The MRCs described in Section 7 demonstrate that the planners do agree, as expected, about the relative difficulty of problem instances within most domain/level combinations. In these cases it is possible to go on to explore the domain and level specific scaling behaviour of the planners, and we go on to investigate that in this section. We cannot explore the scaling behaviour of the planners across domains because, as we discussed in Section 6, there does not seem to be much across-the-board agreement concerning the relative hardness of the domains so we would be unlikely to see agreement in multiple judgments across the domain boundaries.
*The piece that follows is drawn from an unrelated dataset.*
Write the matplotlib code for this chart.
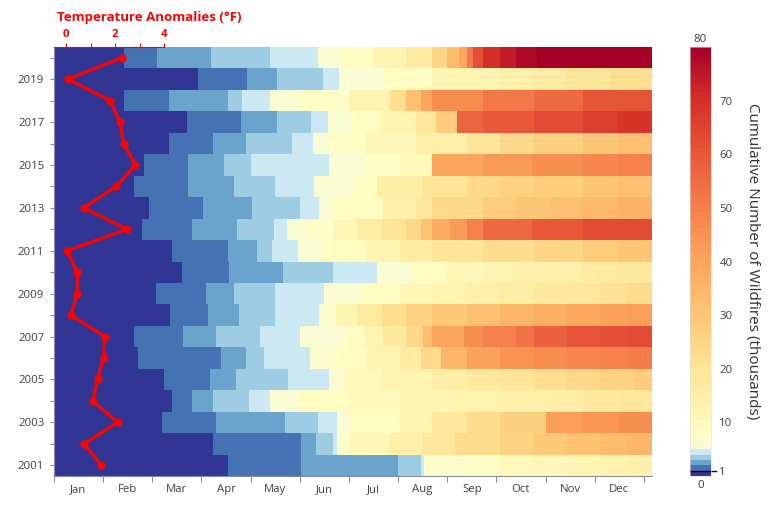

The ideal basis on which to explore scaling behaviour would be to have a collection of problems with a canonical scaling of difficulty and then to compare the performance of planners as they scaled on progressively harder problems within this collection. Unfortunately, many factors contribute to making problems hard and these do not affect planners uniformly. As a result, there is no canonical measurement of problem difficulty in many domains. Instead, we must determine the relative difficulty of problems by using the planners themselves as judges. This means that we can only consider the relative scaling behaviours of planners when the planners agree on the underlying ordering of the difficulty of problems. Thus, we begin by identifying appropriate sets of problems -- those on which a given pair of planners agree about the relative hardness of problems according to our analysis in Section 7 -- and then proceed to compare the way that each of the planners in the pair scales as the problems increase in difficulty. The first stage of the analysis considers only the order that the two planners place on the problems within a set, while the second stage examines how the performance varies between the two planners as they progress from problem to problem.
The hypotheses explored in this section are:
Null Hypothesis: Where planners agree about the difficulty of problems for a given domain/level combination, they exhibit the same scaling behaviour.
Alternative Hypothesis: Where planners agree about the difficulty of problems for a given domain/level combination, they demonstrate different scaling behaviours, where the better scaling performance can be identified from the data set.
This section is concerned with the question of scaling behaviour within problem sets from specific domain/level combinations in which there is already determined to be agreement, as identified in Section 7.